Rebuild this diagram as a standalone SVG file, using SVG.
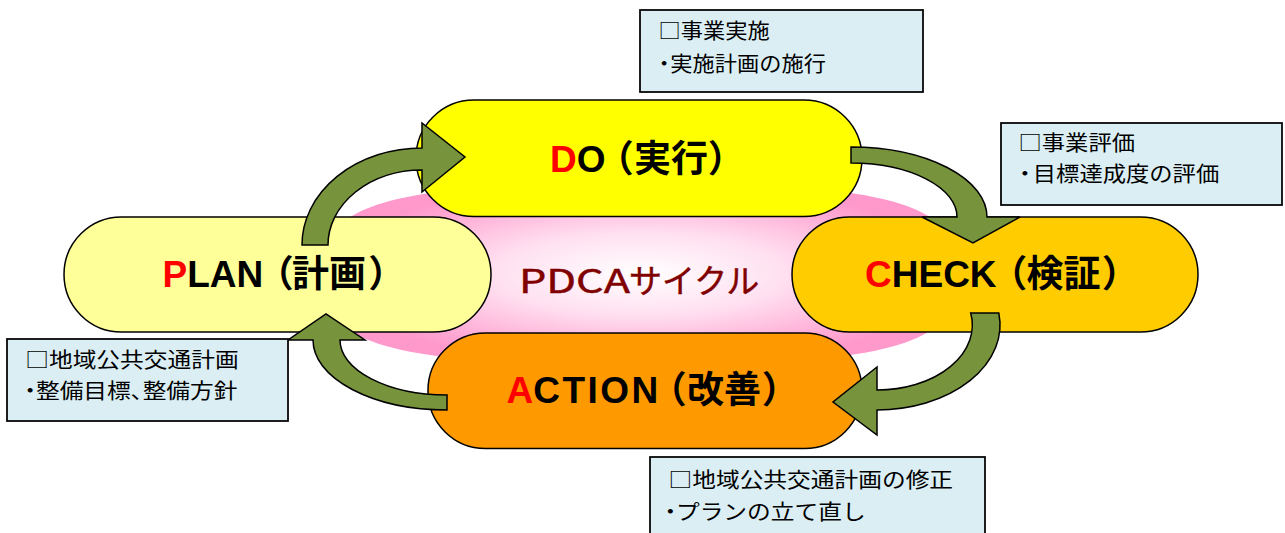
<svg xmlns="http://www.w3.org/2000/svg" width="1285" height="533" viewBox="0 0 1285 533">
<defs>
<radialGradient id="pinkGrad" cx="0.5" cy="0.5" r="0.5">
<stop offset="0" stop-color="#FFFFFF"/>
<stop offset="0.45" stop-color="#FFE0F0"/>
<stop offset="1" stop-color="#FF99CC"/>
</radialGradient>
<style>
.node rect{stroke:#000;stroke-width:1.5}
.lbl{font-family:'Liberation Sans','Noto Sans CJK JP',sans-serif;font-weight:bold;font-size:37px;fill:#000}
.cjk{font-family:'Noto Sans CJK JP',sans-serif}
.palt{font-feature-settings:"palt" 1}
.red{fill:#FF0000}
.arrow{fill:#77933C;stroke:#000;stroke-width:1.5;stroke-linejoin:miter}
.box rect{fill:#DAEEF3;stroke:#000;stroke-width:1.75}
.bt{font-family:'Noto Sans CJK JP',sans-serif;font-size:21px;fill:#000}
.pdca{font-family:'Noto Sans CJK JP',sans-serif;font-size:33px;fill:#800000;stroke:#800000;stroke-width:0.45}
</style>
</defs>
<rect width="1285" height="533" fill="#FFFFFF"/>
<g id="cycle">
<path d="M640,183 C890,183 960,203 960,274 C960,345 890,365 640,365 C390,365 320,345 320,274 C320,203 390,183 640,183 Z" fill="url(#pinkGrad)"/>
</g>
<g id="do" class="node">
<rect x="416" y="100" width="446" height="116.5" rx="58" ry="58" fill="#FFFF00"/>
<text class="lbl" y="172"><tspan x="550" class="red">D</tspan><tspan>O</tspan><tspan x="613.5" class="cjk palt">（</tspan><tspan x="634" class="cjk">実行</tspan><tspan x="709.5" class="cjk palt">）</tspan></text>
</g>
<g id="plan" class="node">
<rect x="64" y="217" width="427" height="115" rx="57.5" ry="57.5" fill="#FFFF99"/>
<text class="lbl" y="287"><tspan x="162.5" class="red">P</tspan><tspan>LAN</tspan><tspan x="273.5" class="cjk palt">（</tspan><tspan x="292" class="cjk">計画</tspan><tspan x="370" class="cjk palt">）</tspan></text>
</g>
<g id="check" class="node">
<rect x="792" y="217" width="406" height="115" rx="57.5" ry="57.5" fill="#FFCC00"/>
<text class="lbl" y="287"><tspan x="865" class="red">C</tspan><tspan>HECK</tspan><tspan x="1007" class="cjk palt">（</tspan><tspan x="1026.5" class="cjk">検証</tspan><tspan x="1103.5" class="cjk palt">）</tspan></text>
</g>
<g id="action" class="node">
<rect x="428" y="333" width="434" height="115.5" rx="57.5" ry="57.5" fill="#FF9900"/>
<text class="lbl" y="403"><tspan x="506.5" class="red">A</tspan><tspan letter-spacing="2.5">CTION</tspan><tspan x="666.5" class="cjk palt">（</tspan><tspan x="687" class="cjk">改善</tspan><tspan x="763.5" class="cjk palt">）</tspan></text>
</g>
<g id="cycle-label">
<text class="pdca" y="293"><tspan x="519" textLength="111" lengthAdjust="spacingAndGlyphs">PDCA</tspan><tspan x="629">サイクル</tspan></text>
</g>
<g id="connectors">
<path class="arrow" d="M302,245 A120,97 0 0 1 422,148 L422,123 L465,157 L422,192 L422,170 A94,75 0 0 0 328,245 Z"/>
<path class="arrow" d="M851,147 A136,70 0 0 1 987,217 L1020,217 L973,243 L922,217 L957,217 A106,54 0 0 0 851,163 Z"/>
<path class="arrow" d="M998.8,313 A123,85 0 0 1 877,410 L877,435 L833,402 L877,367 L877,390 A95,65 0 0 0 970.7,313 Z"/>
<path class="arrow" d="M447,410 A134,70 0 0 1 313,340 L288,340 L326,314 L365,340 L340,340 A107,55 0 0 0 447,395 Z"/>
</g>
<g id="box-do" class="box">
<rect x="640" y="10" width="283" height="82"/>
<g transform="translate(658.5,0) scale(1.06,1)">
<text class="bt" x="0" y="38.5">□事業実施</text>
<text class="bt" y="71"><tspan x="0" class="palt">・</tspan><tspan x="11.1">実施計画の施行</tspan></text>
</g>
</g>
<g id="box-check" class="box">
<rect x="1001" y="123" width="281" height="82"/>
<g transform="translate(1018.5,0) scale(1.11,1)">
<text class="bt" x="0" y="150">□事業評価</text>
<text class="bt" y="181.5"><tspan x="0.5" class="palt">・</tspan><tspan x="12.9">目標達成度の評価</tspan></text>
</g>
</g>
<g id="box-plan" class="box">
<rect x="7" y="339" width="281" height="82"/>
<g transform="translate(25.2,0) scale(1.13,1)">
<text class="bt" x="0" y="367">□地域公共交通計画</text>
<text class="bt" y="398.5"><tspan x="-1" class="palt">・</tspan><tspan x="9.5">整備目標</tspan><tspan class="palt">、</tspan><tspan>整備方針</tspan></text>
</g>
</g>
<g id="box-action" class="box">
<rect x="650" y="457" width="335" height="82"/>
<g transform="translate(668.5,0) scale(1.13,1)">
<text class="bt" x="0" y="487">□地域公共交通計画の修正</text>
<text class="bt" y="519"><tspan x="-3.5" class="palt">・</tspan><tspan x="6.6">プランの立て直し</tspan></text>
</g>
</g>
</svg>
—————
*Exercise:*
Pictures are excluded; output everything else in the data verbatim.

*Solved problem:*
Rebuild this diagram as a standalone SVG file, using SVG.
<svg xmlns="http://www.w3.org/2000/svg" width="1285" height="533" viewBox="0 0 1285 533">
<defs>
<radialGradient id="pinkGrad" cx="0.5" cy="0.5" r="0.5">
<stop offset="0" stop-color="#FFFFFF"/>
<stop offset="0.45" stop-color="#FFE0F0"/>
<stop offset="1" stop-color="#FF99CC"/>
</radialGradient>
<style>
.node rect{stroke:#000;stroke-width:1.5}
.lbl{font-family:'Liberation Sans','Noto Sans CJK JP',sans-serif;font-weight:bold;font-size:37px;fill:#000}
.cjk{font-family:'Noto Sans CJK JP',sans-serif}
.palt{font-feature-settings:"palt" 1}
.red{fill:#FF0000}
.arrow{fill:#77933C;stroke:#000;stroke-width:1.5;stroke-linejoin:miter}
.box rect{fill:#DAEEF3;stroke:#000;stroke-width:1.75}
.bt{font-family:'Noto Sans CJK JP',sans-serif;font-size:21px;fill:#000}
.pdca{font-family:'Noto Sans CJK JP',sans-serif;font-size:33px;fill:#800000;stroke:#800000;stroke-width:0.45}
</style>
</defs>
<rect width="1285" height="533" fill="#FFFFFF"/>
<g id="cycle">
<path d="M640,183 C890,183 960,203 960,274 C960,345 890,365 640,365 C390,365 320,345 320,274 C320,203 390,183 640,183 Z" fill="url(#pinkGrad)"/>
</g>
<g id="do" class="node">
<rect x="416" y="100" width="446" height="116.5" rx="58" ry="58" fill="#FFFF00"/>
<text class="lbl" y="172"><tspan x="550" class="red">D</tspan><tspan>O</tspan><tspan x="613.5" class="cjk palt">（</tspan><tspan x="634" class="cjk">実行</tspan><tspan x="709.5" class="cjk palt">）</tspan></text>
</g>
<g id="plan" class="node">
<rect x="64" y="217" width="427" height="115" rx="57.5" ry="57.5" fill="#FFFF99"/>
<text class="lbl" y="287"><tspan x="162.5" class="red">P</tspan><tspan>LAN</tspan><tspan x="273.5" class="cjk palt">（</tspan><tspan x="292" class="cjk">計画</tspan><tspan x="370" class="cjk palt">）</tspan></text>
</g>
<g id="check" class="node">
<rect x="792" y="217" width="406" height="115" rx="57.5" ry="57.5" fill="#FFCC00"/>
<text class="lbl" y="287"><tspan x="865" class="red">C</tspan><tspan>HECK</tspan><tspan x="1007" class="cjk palt">（</tspan><tspan x="1026.5" class="cjk">検証</tspan><tspan x="1103.5" class="cjk palt">）</tspan></text>
</g>
<g id="action" class="node">
<rect x="428" y="333" width="434" height="115.5" rx="57.5" ry="57.5" fill="#FF9900"/>
<text class="lbl" y="403"><tspan x="506.5" class="red">A</tspan><tspan letter-spacing="2.5">CTION</tspan><tspan x="666.5" class="cjk palt">（</tspan><tspan x="687" class="cjk">改善</tspan><tspan x="763.5" class="cjk palt">）</tspan></text>
</g>
<g id="cycle-label">
<text class="pdca" y="293"><tspan x="519" textLength="111" lengthAdjust="spacingAndGlyphs">PDCA</tspan><tspan x="629">サイクル</tspan></text>
</g>
<g id="connectors">
<path class="arrow" d="M302,245 A120,97 0 0 1 422,148 L422,123 L465,157 L422,192 L422,170 A94,75 0 0 0 328,245 Z"/>
<path class="arrow" d="M851,147 A136,70 0 0 1 987,217 L1020,217 L973,243 L922,217 L957,217 A106,54 0 0 0 851,163 Z"/>
<path class="arrow" d="M998.8,313 A123,85 0 0 1 877,410 L877,435 L833,402 L877,367 L877,390 A95,65 0 0 0 970.7,313 Z"/>
<path class="arrow" d="M447,410 A134,70 0 0 1 313,340 L288,340 L326,314 L365,340 L340,340 A107,55 0 0 0 447,395 Z"/>
</g>
<g id="box-do" class="box">
<rect x="640" y="10" width="283" height="82"/>
<g transform="translate(658.5,0) scale(1.06,1)">
<text class="bt" x="0" y="38.5">□事業実施</text>
<text class="bt" y="71"><tspan x="0" class="palt">・</tspan><tspan x="11.1">実施計画の施行</tspan></text>
</g>
</g>
<g id="box-check" class="box">
<rect x="1001" y="123" width="281" height="82"/>
<g transform="translate(1018.5,0) scale(1.11,1)">
<text class="bt" x="0" y="150">□事業評価</text>
<text class="bt" y="181.5"><tspan x="0.5" class="palt">・</tspan><tspan x="12.9">目標達成度の評価</tspan></text>
</g>
</g>
<g id="box-plan" class="box">
<rect x="7" y="339" width="281" height="82"/>
<g transform="translate(25.2,0) scale(1.13,1)">
<text class="bt" x="0" y="367">□地域公共交通計画</text>
<text class="bt" y="398.5"><tspan x="-1" class="palt">・</tspan><tspan x="9.5">整備目標</tspan><tspan class="palt">、</tspan><tspan>整備方針</tspan></text>
</g>
</g>
<g id="box-action" class="box">
<rect x="650" y="457" width="335" height="82"/>
<g transform="translate(668.5,0) scale(1.13,1)">
<text class="bt" x="0" y="487">□地域公共交通計画の修正</text>
<text class="bt" y="519"><tspan x="-3.5" class="palt">・</tspan><tspan x="6.6">プランの立て直し</tspan></text>
</g>
</g>
</svg>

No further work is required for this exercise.